◆ Written instruction
Repeat exactly the lines between and including those that contain "Reproduce this chart with Apache ECharts." and "const yRanges = [[-2, 0.483], [0, 1.095], [-2, 0.483]];". Output no other line.

———

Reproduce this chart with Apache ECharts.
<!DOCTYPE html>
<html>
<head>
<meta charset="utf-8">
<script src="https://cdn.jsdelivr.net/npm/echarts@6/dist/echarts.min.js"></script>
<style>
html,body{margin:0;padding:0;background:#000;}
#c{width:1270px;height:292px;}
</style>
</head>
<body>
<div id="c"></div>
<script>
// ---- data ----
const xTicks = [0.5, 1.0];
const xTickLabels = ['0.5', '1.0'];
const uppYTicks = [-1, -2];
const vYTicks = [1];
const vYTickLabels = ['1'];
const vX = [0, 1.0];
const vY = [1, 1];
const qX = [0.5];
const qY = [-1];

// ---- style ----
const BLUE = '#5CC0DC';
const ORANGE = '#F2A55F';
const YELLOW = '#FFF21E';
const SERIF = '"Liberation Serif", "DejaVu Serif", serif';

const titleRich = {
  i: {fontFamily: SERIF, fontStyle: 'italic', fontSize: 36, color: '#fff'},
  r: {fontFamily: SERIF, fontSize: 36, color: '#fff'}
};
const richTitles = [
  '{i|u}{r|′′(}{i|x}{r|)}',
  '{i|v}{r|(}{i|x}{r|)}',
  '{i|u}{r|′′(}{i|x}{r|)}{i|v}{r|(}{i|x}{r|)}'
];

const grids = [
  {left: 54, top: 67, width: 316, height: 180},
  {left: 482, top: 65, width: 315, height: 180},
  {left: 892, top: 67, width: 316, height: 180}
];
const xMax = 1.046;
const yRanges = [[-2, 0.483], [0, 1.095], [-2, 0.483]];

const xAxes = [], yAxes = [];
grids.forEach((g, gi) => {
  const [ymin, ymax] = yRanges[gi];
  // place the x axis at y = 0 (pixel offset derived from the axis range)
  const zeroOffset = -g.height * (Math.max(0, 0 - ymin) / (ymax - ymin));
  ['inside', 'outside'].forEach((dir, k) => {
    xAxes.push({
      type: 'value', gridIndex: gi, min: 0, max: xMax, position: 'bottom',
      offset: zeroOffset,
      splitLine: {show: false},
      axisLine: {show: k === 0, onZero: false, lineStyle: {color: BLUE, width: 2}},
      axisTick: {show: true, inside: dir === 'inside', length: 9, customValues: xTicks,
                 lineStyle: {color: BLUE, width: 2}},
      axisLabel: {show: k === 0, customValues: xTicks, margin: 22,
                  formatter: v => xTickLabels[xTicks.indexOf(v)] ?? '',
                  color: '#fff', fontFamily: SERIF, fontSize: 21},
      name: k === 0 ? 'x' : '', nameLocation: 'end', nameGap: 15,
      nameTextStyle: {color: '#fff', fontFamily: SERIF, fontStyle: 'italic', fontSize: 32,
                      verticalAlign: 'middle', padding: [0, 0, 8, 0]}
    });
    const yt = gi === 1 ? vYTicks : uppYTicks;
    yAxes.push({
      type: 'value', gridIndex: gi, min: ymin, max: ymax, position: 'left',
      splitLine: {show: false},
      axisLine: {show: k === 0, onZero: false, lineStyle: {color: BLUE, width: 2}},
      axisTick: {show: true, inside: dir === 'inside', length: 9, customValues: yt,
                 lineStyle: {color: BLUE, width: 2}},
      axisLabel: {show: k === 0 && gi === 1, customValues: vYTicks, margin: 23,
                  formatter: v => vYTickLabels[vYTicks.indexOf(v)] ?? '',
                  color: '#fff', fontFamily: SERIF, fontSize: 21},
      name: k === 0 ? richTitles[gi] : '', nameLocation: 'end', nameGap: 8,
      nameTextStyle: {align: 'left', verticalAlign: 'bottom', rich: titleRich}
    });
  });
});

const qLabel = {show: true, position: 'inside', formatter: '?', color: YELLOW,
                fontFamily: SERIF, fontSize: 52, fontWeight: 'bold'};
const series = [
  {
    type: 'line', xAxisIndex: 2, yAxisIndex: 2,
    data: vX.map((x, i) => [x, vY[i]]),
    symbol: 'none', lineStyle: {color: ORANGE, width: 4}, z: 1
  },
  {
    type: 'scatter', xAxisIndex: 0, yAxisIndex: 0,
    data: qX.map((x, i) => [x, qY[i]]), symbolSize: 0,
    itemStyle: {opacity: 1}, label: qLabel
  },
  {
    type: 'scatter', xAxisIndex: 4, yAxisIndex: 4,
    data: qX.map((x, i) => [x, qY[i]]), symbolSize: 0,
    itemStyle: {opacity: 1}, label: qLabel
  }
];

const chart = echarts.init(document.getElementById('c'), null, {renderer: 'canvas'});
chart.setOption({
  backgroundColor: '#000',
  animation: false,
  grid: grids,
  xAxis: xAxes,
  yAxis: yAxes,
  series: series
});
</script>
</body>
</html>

———

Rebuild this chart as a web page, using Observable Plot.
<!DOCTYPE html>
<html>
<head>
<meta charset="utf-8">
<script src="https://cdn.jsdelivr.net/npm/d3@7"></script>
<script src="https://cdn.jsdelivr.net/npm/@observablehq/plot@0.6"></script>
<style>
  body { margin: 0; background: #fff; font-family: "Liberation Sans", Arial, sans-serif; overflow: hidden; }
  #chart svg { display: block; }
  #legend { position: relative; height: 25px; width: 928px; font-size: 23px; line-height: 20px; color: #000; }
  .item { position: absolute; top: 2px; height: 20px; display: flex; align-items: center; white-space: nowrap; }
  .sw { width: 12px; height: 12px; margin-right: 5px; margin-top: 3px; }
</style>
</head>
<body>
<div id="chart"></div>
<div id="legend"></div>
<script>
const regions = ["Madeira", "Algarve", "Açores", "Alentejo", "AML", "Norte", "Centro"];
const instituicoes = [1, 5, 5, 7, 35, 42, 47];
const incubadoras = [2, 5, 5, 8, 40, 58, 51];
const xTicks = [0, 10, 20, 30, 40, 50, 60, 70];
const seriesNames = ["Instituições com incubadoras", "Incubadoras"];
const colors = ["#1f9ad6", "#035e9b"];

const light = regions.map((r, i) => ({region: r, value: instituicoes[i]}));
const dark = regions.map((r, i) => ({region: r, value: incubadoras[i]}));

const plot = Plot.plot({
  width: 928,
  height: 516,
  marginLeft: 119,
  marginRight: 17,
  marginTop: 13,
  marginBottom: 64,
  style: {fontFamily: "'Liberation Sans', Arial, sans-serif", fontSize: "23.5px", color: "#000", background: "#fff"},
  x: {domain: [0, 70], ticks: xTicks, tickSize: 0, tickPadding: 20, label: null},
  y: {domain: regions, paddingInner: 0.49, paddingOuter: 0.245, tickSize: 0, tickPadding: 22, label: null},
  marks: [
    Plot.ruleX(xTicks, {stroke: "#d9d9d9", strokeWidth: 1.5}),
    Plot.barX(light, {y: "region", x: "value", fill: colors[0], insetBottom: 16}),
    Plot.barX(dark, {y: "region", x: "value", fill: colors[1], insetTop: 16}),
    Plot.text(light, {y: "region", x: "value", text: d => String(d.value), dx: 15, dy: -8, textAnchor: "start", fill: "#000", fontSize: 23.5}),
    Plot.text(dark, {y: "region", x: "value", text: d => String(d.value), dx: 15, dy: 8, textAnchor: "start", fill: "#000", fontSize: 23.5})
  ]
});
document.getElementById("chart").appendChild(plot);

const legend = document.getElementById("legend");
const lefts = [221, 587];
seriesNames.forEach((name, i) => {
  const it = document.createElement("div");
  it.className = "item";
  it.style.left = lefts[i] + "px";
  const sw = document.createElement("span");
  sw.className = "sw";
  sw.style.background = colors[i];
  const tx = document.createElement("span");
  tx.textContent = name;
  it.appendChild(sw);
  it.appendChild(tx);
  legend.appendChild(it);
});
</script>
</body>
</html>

———

◆ Result
Reproduce this chart with Apache ECharts.
<!DOCTYPE html>
<html>
<head>
<meta charset="utf-8">
<script src="https://cdn.jsdelivr.net/npm/echarts@6/dist/echarts.min.js"></script>
<style>
html,body{margin:0;padding:0;background:#000;}
#c{width:1270px;height:292px;}
</style>
</head>
<body>
<div id="c"></div>
<script>
// ---- data ----
const xTicks = [0.5, 1.0];
const xTickLabels = ['0.5', '1.0'];
const uppYTicks = [-1, -2];
const vYTicks = [1];
const vYTickLabels = ['1'];
const vX = [0, 1.0];
const vY = [1, 1];
const qX = [0.5];
const qY = [-1];

// ---- style ----
const BLUE = '#5CC0DC';
const ORANGE = '#F2A55F';
const YELLOW = '#FFF21E';
const SERIF = '"Liberation Serif", "DejaVu Serif", serif';

const titleRich = {
  i: {fontFamily: SERIF, fontStyle: 'italic', fontSize: 36, color: '#fff'},
  r: {fontFamily: SERIF, fontSize: 36, color: '#fff'}
};
const richTitles = [
  '{i|u}{r|′′(}{i|x}{r|)}',
  '{i|v}{r|(}{i|x}{r|)}',
  '{i|u}{r|′′(}{i|x}{r|)}{i|v}{r|(}{i|x}{r|)}'
];

const grids = [
  {left: 54, top: 67, width: 316, height: 180},
  {left: 482, top: 65, width: 315, height: 180},
  {left: 892, top: 67, width: 316, height: 180}
];
const xMax = 1.046;
const yRanges = [[-2, 0.483], [0, 1.095], [-2, 0.483]];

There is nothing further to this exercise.